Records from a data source
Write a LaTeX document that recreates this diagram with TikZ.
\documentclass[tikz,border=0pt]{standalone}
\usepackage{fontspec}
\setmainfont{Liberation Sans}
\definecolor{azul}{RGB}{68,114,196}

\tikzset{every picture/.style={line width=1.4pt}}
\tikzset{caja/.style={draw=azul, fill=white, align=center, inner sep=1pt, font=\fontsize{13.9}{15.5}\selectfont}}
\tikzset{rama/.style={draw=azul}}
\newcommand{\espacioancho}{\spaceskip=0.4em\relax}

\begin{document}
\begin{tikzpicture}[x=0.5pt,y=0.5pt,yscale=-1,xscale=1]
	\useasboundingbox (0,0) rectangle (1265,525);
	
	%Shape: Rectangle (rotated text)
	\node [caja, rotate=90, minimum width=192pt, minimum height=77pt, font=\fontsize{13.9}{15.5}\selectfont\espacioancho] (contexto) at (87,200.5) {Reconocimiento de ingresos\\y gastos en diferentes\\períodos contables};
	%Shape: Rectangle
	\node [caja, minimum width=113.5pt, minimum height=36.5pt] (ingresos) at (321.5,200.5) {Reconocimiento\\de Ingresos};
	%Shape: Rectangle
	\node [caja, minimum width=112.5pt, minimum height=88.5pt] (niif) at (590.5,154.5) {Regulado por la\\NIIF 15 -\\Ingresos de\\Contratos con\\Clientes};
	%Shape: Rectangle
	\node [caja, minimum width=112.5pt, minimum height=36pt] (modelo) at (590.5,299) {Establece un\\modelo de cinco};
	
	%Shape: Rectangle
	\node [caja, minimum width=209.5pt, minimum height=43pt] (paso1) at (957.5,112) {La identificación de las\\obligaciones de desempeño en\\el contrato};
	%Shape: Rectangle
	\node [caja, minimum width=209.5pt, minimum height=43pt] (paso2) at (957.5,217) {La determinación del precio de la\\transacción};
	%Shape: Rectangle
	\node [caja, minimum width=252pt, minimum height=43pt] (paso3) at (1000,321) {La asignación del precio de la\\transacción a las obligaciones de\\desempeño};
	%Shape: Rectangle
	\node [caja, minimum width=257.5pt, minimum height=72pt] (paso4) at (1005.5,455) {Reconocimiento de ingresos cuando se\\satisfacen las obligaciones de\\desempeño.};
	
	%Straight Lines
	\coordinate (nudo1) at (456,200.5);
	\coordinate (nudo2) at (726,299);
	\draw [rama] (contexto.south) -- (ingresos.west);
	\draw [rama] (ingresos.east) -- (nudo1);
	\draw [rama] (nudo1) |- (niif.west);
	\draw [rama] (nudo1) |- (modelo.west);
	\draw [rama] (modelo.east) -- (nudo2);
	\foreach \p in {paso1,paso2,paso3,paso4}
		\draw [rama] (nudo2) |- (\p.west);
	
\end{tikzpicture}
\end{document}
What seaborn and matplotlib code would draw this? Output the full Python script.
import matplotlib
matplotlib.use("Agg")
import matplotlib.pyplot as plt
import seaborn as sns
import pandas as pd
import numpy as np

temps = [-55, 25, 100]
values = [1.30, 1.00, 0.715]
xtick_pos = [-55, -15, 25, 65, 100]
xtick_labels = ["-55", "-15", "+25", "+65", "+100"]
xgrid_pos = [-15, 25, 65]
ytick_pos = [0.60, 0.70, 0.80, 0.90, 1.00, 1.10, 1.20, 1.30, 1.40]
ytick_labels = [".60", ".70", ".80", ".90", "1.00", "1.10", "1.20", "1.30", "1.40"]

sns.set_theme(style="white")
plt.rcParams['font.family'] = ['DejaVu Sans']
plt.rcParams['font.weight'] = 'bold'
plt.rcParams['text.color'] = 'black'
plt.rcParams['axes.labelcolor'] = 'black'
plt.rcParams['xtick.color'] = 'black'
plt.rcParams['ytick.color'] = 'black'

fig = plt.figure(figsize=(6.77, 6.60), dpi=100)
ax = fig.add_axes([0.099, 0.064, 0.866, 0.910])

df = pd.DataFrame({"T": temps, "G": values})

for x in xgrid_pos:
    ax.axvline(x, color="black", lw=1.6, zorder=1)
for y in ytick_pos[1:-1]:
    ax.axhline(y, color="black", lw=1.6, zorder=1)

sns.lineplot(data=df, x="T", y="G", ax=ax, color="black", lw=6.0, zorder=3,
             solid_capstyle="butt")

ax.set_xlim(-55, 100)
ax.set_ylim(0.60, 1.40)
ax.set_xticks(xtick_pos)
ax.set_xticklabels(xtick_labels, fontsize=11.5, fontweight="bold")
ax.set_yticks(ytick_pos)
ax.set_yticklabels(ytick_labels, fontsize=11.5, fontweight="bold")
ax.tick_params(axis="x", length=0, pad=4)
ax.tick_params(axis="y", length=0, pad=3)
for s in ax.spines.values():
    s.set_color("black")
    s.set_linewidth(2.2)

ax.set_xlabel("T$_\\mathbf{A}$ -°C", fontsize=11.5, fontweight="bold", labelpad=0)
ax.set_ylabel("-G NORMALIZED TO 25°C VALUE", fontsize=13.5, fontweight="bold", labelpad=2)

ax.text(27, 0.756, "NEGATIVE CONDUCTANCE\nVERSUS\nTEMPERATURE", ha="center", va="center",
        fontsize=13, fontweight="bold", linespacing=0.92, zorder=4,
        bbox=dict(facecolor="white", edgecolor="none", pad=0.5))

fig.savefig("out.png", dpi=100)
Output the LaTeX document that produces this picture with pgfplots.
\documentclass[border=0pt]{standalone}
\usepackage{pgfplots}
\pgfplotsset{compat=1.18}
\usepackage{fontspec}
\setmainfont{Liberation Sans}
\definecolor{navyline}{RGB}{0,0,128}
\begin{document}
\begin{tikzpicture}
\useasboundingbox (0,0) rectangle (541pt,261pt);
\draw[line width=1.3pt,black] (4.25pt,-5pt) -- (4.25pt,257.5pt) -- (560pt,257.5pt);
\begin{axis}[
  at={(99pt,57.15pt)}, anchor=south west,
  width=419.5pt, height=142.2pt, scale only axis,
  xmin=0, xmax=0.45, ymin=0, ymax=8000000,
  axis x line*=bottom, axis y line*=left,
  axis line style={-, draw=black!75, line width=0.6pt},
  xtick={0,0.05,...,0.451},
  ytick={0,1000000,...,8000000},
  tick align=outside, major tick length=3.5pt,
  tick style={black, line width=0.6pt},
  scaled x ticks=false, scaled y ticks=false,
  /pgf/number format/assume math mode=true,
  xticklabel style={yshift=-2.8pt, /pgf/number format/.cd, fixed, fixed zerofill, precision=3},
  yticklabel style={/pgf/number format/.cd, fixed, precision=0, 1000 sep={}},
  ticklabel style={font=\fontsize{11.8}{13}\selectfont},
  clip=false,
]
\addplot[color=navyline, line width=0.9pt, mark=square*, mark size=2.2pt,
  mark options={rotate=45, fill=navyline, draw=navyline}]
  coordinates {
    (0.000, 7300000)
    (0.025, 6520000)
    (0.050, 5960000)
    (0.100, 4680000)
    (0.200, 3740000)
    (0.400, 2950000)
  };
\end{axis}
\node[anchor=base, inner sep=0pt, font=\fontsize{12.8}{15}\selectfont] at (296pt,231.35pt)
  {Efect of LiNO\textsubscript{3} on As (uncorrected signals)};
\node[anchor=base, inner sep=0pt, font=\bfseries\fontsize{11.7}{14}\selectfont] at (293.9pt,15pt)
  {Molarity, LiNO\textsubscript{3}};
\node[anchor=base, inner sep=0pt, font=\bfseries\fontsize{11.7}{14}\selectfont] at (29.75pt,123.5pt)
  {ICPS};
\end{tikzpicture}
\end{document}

GIVEN TASK = Copy each record from above exactly, and include every line.

IN RESPONSE =
Write a LaTeX document that recreates this diagram with TikZ.
\documentclass[tikz,border=0pt]{standalone}
\usepackage{fontspec}
\setmainfont{Liberation Sans}
\definecolor{azul}{RGB}{68,114,196}

\tikzset{every picture/.style={line width=1.4pt}}
\tikzset{caja/.style={draw=azul, fill=white, align=center, inner sep=1pt, font=\fontsize{13.9}{15.5}\selectfont}}
\tikzset{rama/.style={draw=azul}}
\newcommand{\espacioancho}{\spaceskip=0.4em\relax}

\begin{document}
\begin{tikzpicture}[x=0.5pt,y=0.5pt,yscale=-1,xscale=1]
	\useasboundingbox (0,0) rectangle (1265,525);
	
	%Shape: Rectangle (rotated text)
	\node [caja, rotate=90, minimum width=192pt, minimum height=77pt, font=\fontsize{13.9}{15.5}\selectfont\espacioancho] (contexto) at (87,200.5) {Reconocimiento de ingresos\\y gastos en diferentes\\períodos contables};
	%Shape: Rectangle
	\node [caja, minimum width=113.5pt, minimum height=36.5pt] (ingresos) at (321.5,200.5) {Reconocimiento\\de Ingresos};
	%Shape: Rectangle
	\node [caja, minimum width=112.5pt, minimum height=88.5pt] (niif) at (590.5,154.5) {Regulado por la\\NIIF 15 -\\Ingresos de\\Contratos con\\Clientes};
	%Shape: Rectangle
	\node [caja, minimum width=112.5pt, minimum height=36pt] (modelo) at (590.5,299) {Establece un\\modelo de cinco};
	
	%Shape: Rectangle
	\node [caja, minimum width=209.5pt, minimum height=43pt] (paso1) at (957.5,112) {La identificación de las\\obligaciones de desempeño en\\el contrato};
	%Shape: Rectangle
	\node [caja, minimum width=209.5pt, minimum height=43pt] (paso2) at (957.5,217) {La determinación del precio de la\\transacción};
	%Shape: Rectangle
	\node [caja, minimum width=252pt, minimum height=43pt] (paso3) at (1000,321) {La asignación del precio de la\\transacción a las obligaciones de\\desempeño};
	%Shape: Rectangle
	\node [caja, minimum width=257.5pt, minimum height=72pt] (paso4) at (1005.5,455) {Reconocimiento de ingresos cuando se\\satisfacen las obligaciones de\\desempeño.};
	
	%Straight Lines
	\coordinate (nudo1) at (456,200.5);
	\coordinate (nudo2) at (726,299);
	\draw [rama] (contexto.south) -- (ingresos.west);
	\draw [rama] (ingresos.east) -- (nudo1);
	\draw [rama] (nudo1) |- (niif.west);
	\draw [rama] (nudo1) |- (modelo.west);
	\draw [rama] (modelo.east) -- (nudo2);
	\foreach \p in {paso1,paso2,paso3,paso4}
		\draw [rama] (nudo2) |- (\p.west);
	
\end{tikzpicture}
\end{document}
What seaborn and matplotlib code would draw this? Output the full Python script.
import matplotlib
matplotlib.use("Agg")
import matplotlib.pyplot as plt
import seaborn as sns
import pandas as pd
import numpy as np

temps = [-55, 25, 100]
values = [1.30, 1.00, 0.715]
xtick_pos = [-55, -15, 25, 65, 100]
xtick_labels = ["-55", "-15", "+25", "+65", "+100"]
xgrid_pos = [-15, 25, 65]
ytick_pos = [0.60, 0.70, 0.80, 0.90, 1.00, 1.10, 1.20, 1.30, 1.40]
ytick_labels = [".60", ".70", ".80", ".90", "1.00", "1.10", "1.20", "1.30", "1.40"]

sns.set_theme(style="white")
plt.rcParams['font.family'] = ['DejaVu Sans']
plt.rcParams['font.weight'] = 'bold'
plt.rcParams['text.color'] = 'black'
plt.rcParams['axes.labelcolor'] = 'black'
plt.rcParams['xtick.color'] = 'black'
plt.rcParams['ytick.color'] = 'black'

fig = plt.figure(figsize=(6.77, 6.60), dpi=100)
ax = fig.add_axes([0.099, 0.064, 0.866, 0.910])

df = pd.DataFrame({"T": temps, "G": values})

for x in xgrid_pos:
    ax.axvline(x, color="black", lw=1.6, zorder=1)
for y in ytick_pos[1:-1]:
    ax.axhline(y, color="black", lw=1.6, zorder=1)

sns.lineplot(data=df, x="T", y="G", ax=ax, color="black", lw=6.0, zorder=3,
             solid_capstyle="butt")

ax.set_xlim(-55, 100)
ax.set_ylim(0.60, 1.40)
ax.set_xticks(xtick_pos)
ax.set_xticklabels(xtick_labels, fontsize=11.5, fontweight="bold")
ax.set_yticks(ytick_pos)
ax.set_yticklabels(ytick_labels, fontsize=11.5, fontweight="bold")
ax.tick_params(axis="x", length=0, pad=4)
ax.tick_params(axis="y", length=0, pad=3)
for s in ax.spines.values():
    s.set_color("black")
    s.set_linewidth(2.2)

ax.set_xlabel("T$_\\mathbf{A}$ -°C", fontsize=11.5, fontweight="bold", labelpad=0)
ax.set_ylabel("-G NORMALIZED TO 25°C VALUE", fontsize=13.5, fontweight="bold", labelpad=2)

ax.text(27, 0.756, "NEGATIVE CONDUCTANCE\nVERSUS\nTEMPERATURE", ha="center", va="center",
        fontsize=13, fontweight="bold", linespacing=0.92, zorder=4,
        bbox=dict(facecolor="white", edgecolor="none", pad=0.5))

fig.savefig("out.png", dpi=100)
Output the LaTeX document that produces this picture with pgfplots.
\documentclass[border=0pt]{standalone}
\usepackage{pgfplots}
\pgfplotsset{compat=1.18}
\usepackage{fontspec}
\setmainfont{Liberation Sans}
\definecolor{navyline}{RGB}{0,0,128}
\begin{document}
\begin{tikzpicture}
\useasboundingbox (0,0) rectangle (541pt,261pt);
\draw[line width=1.3pt,black] (4.25pt,-5pt) -- (4.25pt,257.5pt) -- (560pt,257.5pt);
\begin{axis}[
  at={(99pt,57.15pt)}, anchor=south west,
  width=419.5pt, height=142.2pt, scale only axis,
  xmin=0, xmax=0.45, ymin=0, ymax=8000000,
  axis x line*=bottom, axis y line*=left,
  axis line style={-, draw=black!75, line width=0.6pt},
  xtick={0,0.05,...,0.451},
  ytick={0,1000000,...,8000000},
  tick align=outside, major tick length=3.5pt,
  tick style={black, line width=0.6pt},
  scaled x ticks=false, scaled y ticks=false,
  /pgf/number format/assume math mode=true,
  xticklabel style={yshift=-2.8pt, /pgf/number format/.cd, fixed, fixed zerofill, precision=3},
  yticklabel style={/pgf/number format/.cd, fixed, precision=0, 1000 sep={}},
  ticklabel style={font=\fontsize{11.8}{13}\selectfont},
  clip=false,
]
\addplot[color=navyline, line width=0.9pt, mark=square*, mark size=2.2pt,
  mark options={rotate=45, fill=navyline, draw=navyline}]
  coordinates {
    (0.000, 7300000)
    (0.025, 6520000)
    (0.050, 5960000)
    (0.100, 4680000)
    (0.200, 3740000)
    (0.400, 2950000)
  };
\end{axis}
\node[anchor=base, inner sep=0pt, font=\fontsize{12.8}{15}\selectfont] at (296pt,231.35pt)
  {Efect of LiNO\textsubscript{3} on As (uncorrected signals)};
\node[anchor=base, inner sep=0pt, font=\bfseries\fontsize{11.7}{14}\selectfont] at (293.9pt,15pt)
  {Molarity, LiNO\textsubscript{3}};
\node[anchor=base, inner sep=0pt, font=\bfseries\fontsize{11.7}{14}\selectfont] at (29.75pt,123.5pt)
  {ICPS};
\end{tikzpicture}
\end{document}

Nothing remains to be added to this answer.